1. "Welcome to Avalon Heights" (Prof. Toone's version), "Why Me?" (Felix, Ollie, Amy, Natalie and Khush), "Why Me?" (Ollie's version)
2. "Beautiful Thing" (Calvin and Jay), "Can I Trust You?" (Felix and Amy)
3. "Waste Your Time on Me" (Natalie), "Take Me as I Am" (Khush)
4. "Make a Change" (Prof. Toone, Frankie and Calvin), "I'm Here" (Ollie)
5. "I'm Not Coming with You" (Khush), "Goodbye Radio" (Felix)
6. "You're a Star" (Natalie), "Don't Steal Our Sunshine" (Frankie and Calvin)
7. "Sunshine" (Ollie), "Been There" (Calvin)
8. "Show Me the Stage" (Calvin, Aaron and Jay), "Our Life" (Stacey, Amy and Natalie)
9. "I Dream" (Amy), "Back Off" (Jay)
10. "Open Up My Heart" (Felix and Amy)
11. "Here Comes Summer" (Calvin), "All of the Above" (Felix)
12. "Higher" (Ollie), "Say It's Alright" (Ollie)
13. "Be My Lollie" (Prof. Toone and Lollie Das), "I Want You" (Prof. Toone and I Dreamers), "I Want You Around" (Felix and Amy)

- Opening Theme: "Dreaming" (Frankie and Calvin)

Note: Rochelle Wiseman, Daisy Evans and Hannah Richings did not have a solo in any of the show's songs.

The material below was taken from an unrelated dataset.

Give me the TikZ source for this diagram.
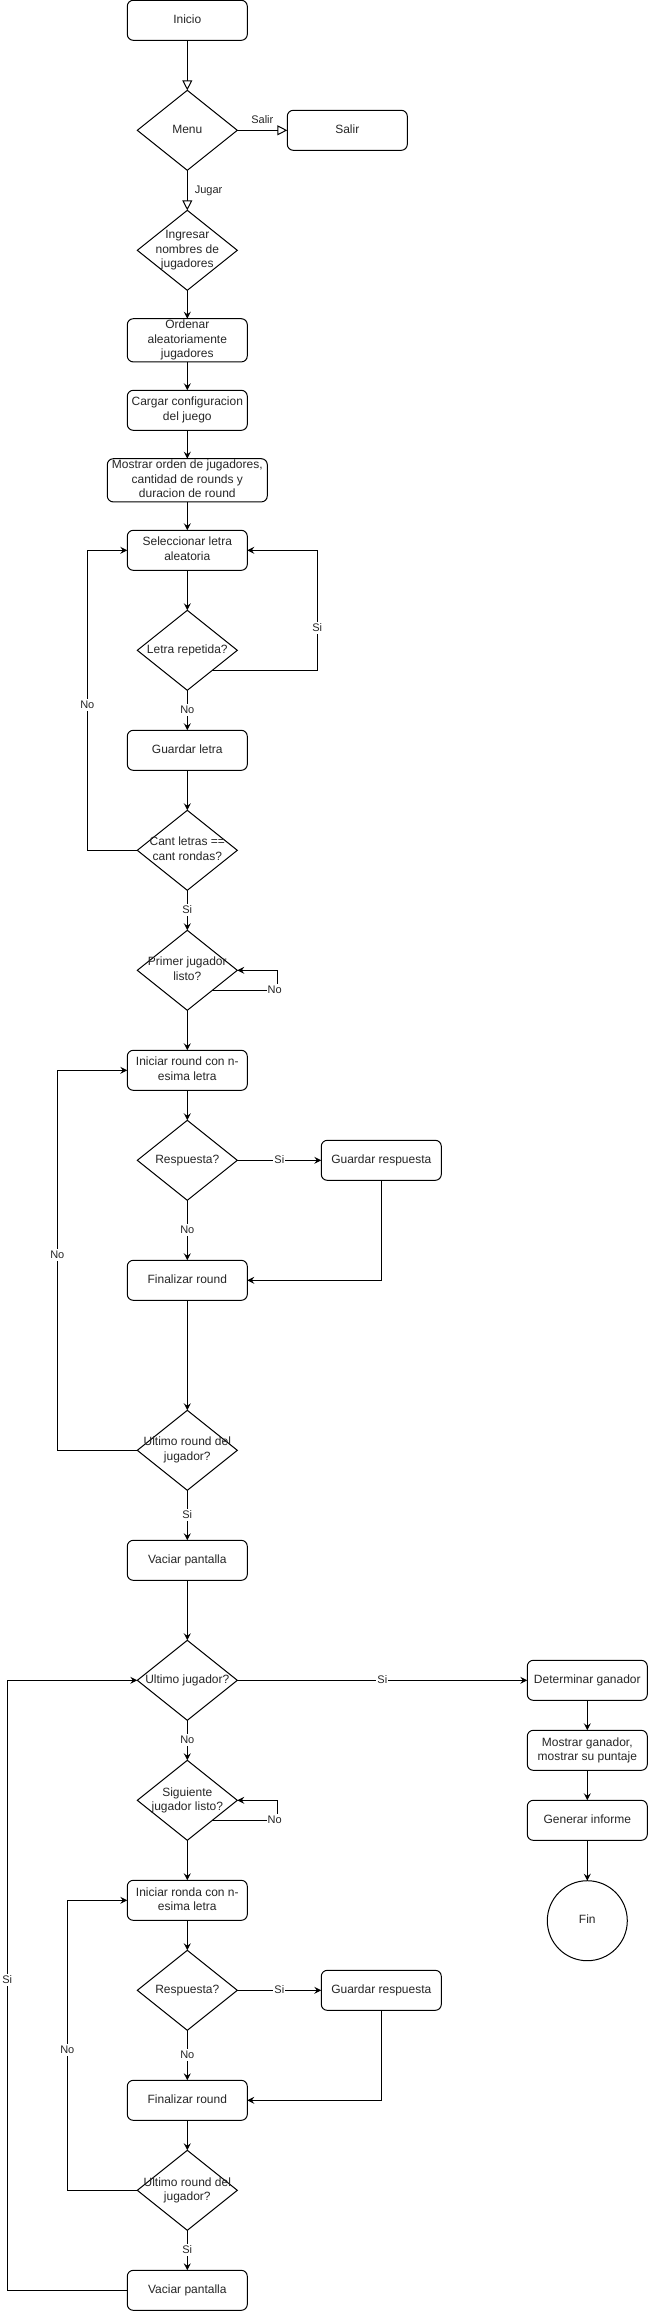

==Theme song and soundtrack==
The show's theme song, "Dreaming", was performed by band members Frankie and Calvin and was released as a single on 15 November 2004. It reached number nineteen on the UK Singles Chart, and was billed as 'I Dream featuring Frankie & Calvin'. On 29 November 2004 an official I Dream soundtrack album titled Welcome to Avalon Heights was released and entered the UK Albums Chart at number 133 in its first week. In France, the song "Say It's Alright" was released as a single in July 2005 and reached number 32.